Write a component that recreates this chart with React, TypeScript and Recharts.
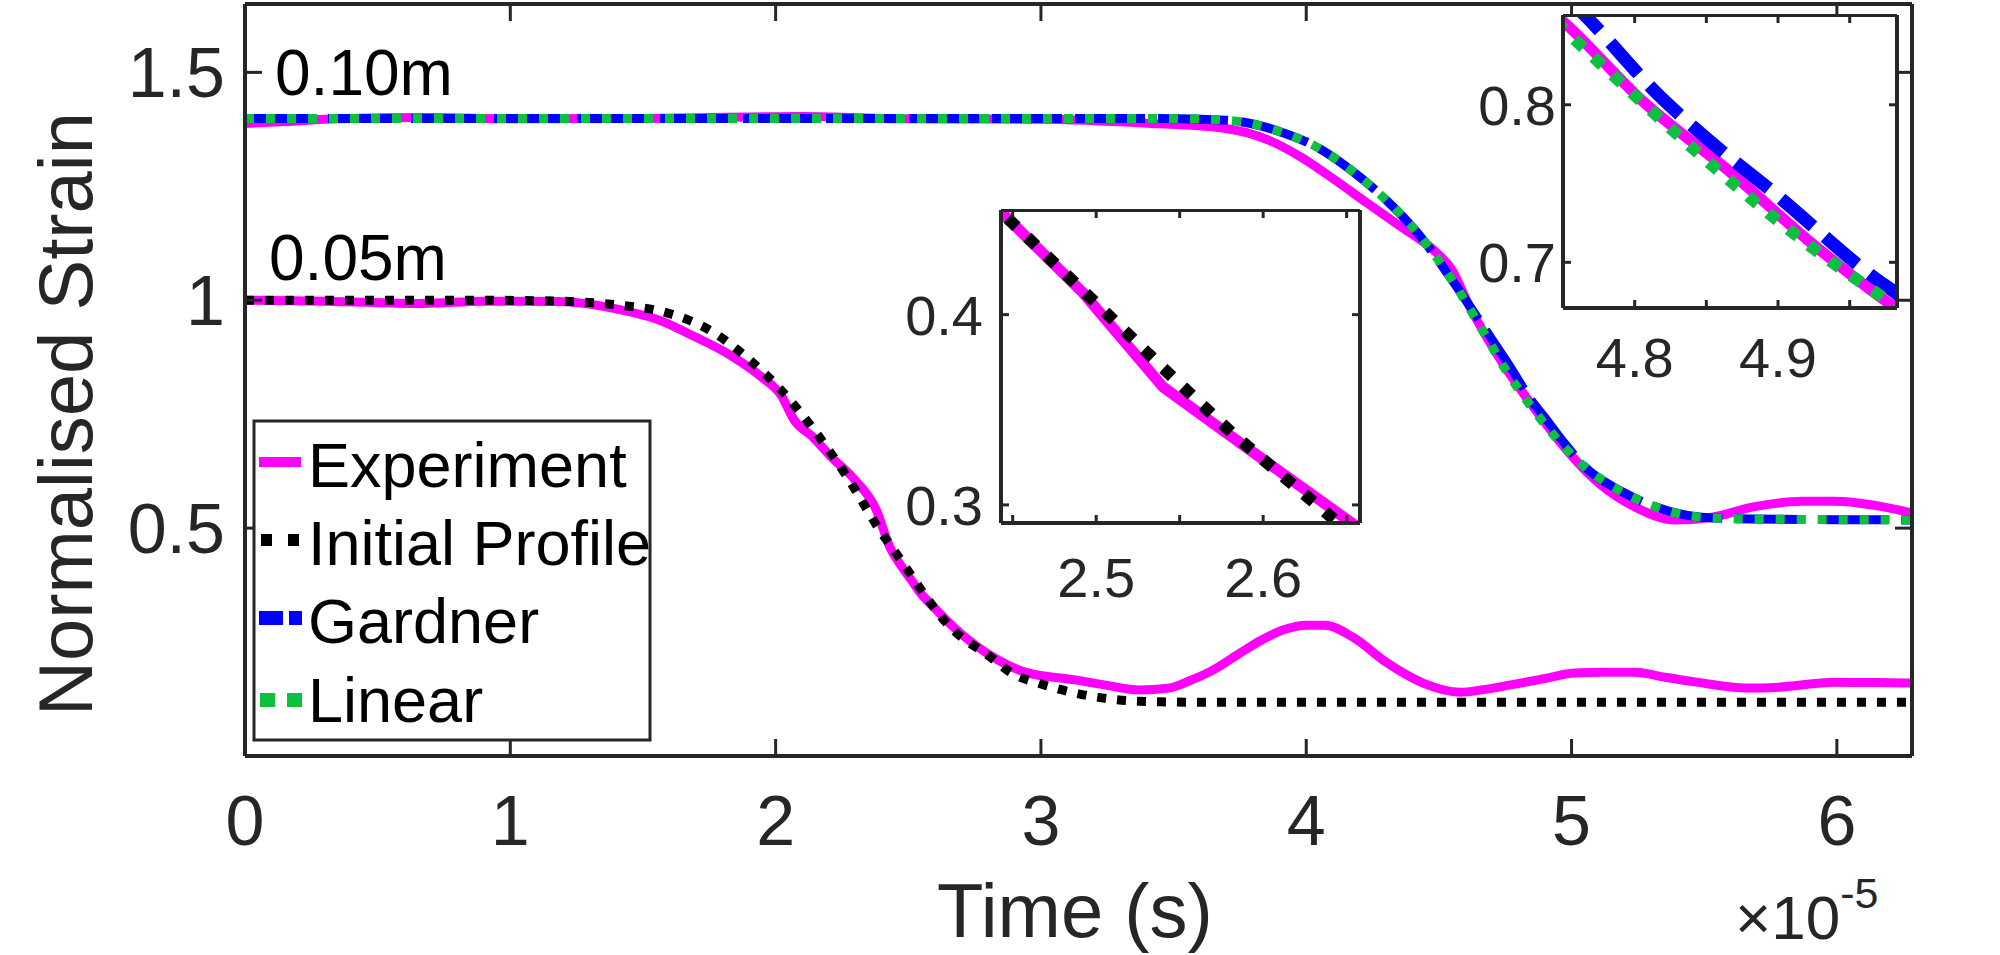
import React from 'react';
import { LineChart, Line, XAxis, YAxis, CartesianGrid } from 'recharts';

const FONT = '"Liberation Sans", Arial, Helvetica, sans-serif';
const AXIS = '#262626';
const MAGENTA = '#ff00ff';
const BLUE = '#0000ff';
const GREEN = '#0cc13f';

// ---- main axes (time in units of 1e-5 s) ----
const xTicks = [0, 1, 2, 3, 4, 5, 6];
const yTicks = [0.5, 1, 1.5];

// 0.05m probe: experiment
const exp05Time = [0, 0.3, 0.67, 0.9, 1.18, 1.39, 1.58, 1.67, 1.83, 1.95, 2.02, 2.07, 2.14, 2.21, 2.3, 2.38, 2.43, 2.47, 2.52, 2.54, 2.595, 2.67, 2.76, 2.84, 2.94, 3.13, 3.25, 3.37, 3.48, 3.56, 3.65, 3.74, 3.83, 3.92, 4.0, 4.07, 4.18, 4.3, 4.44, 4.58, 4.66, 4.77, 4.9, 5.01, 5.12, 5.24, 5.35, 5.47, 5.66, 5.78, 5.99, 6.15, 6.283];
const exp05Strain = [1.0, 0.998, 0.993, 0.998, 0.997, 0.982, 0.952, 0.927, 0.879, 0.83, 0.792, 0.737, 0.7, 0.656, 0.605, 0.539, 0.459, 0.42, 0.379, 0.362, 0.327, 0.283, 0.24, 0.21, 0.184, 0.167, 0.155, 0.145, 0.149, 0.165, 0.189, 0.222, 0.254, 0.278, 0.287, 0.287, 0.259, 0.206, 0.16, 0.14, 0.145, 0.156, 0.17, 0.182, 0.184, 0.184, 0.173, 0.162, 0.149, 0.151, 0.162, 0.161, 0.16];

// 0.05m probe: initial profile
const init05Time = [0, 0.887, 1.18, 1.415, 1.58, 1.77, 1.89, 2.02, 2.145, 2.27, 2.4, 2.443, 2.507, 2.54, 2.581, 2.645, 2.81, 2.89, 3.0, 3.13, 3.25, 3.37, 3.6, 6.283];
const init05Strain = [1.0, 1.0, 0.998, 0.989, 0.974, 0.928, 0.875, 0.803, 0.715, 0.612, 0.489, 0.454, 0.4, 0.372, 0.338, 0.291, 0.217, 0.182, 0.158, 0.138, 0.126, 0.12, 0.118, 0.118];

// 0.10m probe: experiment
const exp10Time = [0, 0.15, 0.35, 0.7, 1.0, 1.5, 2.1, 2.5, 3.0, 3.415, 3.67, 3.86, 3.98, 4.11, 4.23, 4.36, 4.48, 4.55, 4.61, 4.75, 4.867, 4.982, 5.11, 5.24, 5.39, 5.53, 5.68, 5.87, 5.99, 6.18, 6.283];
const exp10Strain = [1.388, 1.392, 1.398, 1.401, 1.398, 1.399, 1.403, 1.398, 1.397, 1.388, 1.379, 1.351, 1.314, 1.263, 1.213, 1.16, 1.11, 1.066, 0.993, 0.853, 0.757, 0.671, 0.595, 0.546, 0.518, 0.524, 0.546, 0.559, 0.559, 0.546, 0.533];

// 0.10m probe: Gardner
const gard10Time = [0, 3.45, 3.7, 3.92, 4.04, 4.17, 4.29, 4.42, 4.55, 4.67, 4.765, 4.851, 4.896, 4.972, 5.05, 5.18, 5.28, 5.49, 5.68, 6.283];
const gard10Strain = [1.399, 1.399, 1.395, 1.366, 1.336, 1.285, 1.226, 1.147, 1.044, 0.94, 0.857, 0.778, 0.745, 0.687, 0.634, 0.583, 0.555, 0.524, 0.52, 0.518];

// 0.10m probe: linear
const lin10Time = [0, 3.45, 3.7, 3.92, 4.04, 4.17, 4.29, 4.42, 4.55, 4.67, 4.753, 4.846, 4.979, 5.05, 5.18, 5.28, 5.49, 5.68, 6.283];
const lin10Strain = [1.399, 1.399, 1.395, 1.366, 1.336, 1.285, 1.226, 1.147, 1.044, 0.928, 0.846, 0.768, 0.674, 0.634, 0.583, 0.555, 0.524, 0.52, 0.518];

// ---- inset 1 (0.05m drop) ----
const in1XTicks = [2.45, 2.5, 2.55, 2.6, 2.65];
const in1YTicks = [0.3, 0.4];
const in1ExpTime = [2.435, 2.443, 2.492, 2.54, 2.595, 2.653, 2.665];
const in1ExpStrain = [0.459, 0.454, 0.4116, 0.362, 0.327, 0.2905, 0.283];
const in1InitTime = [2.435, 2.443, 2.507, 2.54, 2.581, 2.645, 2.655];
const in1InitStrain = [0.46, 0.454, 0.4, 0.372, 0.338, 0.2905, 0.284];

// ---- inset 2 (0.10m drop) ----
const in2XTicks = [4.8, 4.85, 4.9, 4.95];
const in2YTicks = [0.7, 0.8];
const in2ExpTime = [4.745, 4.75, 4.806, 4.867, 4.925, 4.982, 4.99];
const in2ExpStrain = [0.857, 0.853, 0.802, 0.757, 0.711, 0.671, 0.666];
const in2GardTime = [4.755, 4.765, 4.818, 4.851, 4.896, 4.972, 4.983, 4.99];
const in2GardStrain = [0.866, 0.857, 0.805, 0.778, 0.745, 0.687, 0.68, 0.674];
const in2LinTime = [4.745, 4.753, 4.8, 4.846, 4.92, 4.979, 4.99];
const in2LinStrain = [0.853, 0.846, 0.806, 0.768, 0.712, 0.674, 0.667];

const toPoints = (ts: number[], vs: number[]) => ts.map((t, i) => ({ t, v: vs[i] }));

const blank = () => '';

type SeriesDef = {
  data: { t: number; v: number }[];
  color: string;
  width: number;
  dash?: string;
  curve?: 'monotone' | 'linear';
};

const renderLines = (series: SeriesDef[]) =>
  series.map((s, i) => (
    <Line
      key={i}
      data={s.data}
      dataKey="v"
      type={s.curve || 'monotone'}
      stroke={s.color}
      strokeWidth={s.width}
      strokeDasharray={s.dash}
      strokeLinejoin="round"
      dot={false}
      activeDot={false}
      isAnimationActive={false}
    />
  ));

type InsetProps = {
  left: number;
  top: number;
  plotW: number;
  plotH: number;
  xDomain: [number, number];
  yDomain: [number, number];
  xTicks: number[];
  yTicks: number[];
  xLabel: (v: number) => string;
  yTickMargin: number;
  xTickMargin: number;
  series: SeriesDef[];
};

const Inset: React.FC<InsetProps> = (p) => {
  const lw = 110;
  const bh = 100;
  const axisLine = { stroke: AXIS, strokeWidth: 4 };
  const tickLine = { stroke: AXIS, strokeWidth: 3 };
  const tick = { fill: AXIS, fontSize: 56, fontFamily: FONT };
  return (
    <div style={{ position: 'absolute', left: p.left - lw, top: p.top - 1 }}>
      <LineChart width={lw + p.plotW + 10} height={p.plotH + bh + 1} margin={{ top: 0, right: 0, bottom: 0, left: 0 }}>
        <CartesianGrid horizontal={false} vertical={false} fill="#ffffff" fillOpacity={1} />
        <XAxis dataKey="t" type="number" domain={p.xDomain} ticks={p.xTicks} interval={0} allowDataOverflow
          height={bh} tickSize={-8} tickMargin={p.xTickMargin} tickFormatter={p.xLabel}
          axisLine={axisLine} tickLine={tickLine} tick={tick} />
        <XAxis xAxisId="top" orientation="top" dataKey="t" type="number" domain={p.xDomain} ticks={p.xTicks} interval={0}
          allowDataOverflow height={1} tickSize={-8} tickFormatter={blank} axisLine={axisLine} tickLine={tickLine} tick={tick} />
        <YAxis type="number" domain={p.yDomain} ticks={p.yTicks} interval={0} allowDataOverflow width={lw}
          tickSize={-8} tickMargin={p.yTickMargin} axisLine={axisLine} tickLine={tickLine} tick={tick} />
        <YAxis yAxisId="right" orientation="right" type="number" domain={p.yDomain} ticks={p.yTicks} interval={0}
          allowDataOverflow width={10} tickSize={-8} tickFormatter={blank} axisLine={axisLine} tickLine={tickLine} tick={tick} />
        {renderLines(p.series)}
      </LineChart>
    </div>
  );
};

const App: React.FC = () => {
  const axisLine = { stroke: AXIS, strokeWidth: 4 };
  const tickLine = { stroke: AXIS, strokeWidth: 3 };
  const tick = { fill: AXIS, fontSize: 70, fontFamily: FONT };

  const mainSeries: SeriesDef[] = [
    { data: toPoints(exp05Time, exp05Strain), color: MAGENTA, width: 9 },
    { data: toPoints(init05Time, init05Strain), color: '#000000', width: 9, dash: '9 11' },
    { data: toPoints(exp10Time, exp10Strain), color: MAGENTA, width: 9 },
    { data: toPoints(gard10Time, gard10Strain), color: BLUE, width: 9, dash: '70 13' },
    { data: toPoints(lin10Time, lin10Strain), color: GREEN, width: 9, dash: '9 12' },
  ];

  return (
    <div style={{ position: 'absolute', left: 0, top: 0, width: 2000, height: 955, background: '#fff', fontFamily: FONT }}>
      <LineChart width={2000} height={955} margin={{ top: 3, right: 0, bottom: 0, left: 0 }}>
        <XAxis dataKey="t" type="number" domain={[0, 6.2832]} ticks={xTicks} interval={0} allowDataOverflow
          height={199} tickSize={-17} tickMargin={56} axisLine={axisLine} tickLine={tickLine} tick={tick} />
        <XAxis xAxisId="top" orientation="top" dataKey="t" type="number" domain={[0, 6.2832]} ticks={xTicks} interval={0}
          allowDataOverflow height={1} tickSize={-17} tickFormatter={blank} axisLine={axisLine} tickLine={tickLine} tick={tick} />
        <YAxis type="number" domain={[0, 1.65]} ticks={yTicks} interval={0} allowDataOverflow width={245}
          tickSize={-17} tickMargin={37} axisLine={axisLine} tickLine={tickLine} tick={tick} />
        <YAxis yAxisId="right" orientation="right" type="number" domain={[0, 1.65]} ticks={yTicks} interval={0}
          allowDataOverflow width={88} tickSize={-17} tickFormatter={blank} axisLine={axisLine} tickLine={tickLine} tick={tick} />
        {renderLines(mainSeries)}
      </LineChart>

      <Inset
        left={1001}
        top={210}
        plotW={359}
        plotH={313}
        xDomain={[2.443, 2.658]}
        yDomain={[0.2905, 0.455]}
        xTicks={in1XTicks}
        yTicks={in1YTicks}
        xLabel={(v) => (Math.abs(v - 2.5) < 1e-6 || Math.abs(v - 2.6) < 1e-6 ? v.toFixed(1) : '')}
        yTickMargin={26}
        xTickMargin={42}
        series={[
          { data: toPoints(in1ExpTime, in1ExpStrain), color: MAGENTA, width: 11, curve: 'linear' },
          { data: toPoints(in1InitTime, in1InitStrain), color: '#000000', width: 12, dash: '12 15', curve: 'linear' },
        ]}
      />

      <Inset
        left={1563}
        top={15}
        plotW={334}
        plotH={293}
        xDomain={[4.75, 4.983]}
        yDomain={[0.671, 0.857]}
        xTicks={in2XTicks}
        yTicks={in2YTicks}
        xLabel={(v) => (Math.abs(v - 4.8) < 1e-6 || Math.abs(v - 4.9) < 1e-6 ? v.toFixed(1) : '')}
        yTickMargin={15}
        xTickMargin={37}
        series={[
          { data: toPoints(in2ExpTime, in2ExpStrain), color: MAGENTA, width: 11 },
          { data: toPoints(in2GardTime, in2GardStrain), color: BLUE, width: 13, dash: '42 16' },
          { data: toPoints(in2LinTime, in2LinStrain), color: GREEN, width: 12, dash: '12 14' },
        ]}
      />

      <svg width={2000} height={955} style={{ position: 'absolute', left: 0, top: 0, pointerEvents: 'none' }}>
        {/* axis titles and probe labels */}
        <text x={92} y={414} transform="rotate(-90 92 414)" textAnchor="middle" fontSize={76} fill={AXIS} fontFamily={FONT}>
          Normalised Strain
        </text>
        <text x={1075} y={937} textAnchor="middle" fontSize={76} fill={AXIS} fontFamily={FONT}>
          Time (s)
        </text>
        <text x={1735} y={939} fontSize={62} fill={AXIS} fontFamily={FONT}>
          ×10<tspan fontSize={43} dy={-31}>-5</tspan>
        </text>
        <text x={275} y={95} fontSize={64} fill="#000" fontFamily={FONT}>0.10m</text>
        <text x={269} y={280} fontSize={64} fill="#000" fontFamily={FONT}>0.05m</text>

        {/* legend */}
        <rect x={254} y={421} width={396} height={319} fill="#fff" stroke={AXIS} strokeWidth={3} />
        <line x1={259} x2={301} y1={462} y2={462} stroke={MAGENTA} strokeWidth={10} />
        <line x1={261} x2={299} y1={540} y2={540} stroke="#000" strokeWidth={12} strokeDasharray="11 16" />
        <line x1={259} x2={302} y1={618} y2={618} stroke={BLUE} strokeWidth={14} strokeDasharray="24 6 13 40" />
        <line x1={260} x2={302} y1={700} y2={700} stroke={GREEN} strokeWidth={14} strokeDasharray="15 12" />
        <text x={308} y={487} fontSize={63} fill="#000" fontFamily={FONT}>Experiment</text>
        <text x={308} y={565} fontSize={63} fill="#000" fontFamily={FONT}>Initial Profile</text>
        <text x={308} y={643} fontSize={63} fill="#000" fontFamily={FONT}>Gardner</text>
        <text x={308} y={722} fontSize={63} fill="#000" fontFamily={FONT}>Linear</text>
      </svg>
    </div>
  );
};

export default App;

_EXERCISE_. Write out nothing but the lines from the start of the data through the line with "0.12, 0.118, 0.118];". Leave out the pictures.

_CORRECT ANSWER_.
Write a component that recreates this chart with React, TypeScript and Recharts.
import React from 'react';
import { LineChart, Line, XAxis, YAxis, CartesianGrid } from 'recharts';

const FONT = '"Liberation Sans", Arial, Helvetica, sans-serif';
const AXIS = '#262626';
const MAGENTA = '#ff00ff';
const BLUE = '#0000ff';
const GREEN = '#0cc13f';

// ---- main axes (time in units of 1e-5 s) ----
const xTicks = [0, 1, 2, 3, 4, 5, 6];
const yTicks = [0.5, 1, 1.5];

// 0.05m probe: experiment
const exp05Time = [0, 0.3, 0.67, 0.9, 1.18, 1.39, 1.58, 1.67, 1.83, 1.95, 2.02, 2.07, 2.14, 2.21, 2.3, 2.38, 2.43, 2.47, 2.52, 2.54, 2.595, 2.67, 2.76, 2.84, 2.94, 3.13, 3.25, 3.37, 3.48, 3.56, 3.65, 3.74, 3.83, 3.92, 4.0, 4.07, 4.18, 4.3, 4.44, 4.58, 4.66, 4.77, 4.9, 5.01, 5.12, 5.24, 5.35, 5.47, 5.66, 5.78, 5.99, 6.15, 6.283];
const exp05Strain = [1.0, 0.998, 0.993, 0.998, 0.997, 0.982, 0.952, 0.927, 0.879, 0.83, 0.792, 0.737, 0.7, 0.656, 0.605, 0.539, 0.459, 0.42, 0.379, 0.362, 0.327, 0.283, 0.24, 0.21, 0.184, 0.167, 0.155, 0.145, 0.149, 0.165, 0.189, 0.222, 0.254, 0.278, 0.287, 0.287, 0.259, 0.206, 0.16, 0.14, 0.145, 0.156, 0.17, 0.182, 0.184, 0.184, 0.173, 0.162, 0.149, 0.151, 0.162, 0.161, 0.16];

// 0.05m probe: initial profile
const init05Time = [0, 0.887, 1.18, 1.415, 1.58, 1.77, 1.89, 2.02, 2.145, 2.27, 2.4, 2.443, 2.507, 2.54, 2.581, 2.645, 2.81, 2.89, 3.0, 3.13, 3.25, 3.37, 3.6, 6.283];
const init05Strain = [1.0, 1.0, 0.998, 0.989, 0.974, 0.928, 0.875, 0.803, 0.715, 0.612, 0.489, 0.454, 0.4, 0.372, 0.338, 0.291, 0.217, 0.182, 0.158, 0.138, 0.126, 0.12, 0.118, 0.118];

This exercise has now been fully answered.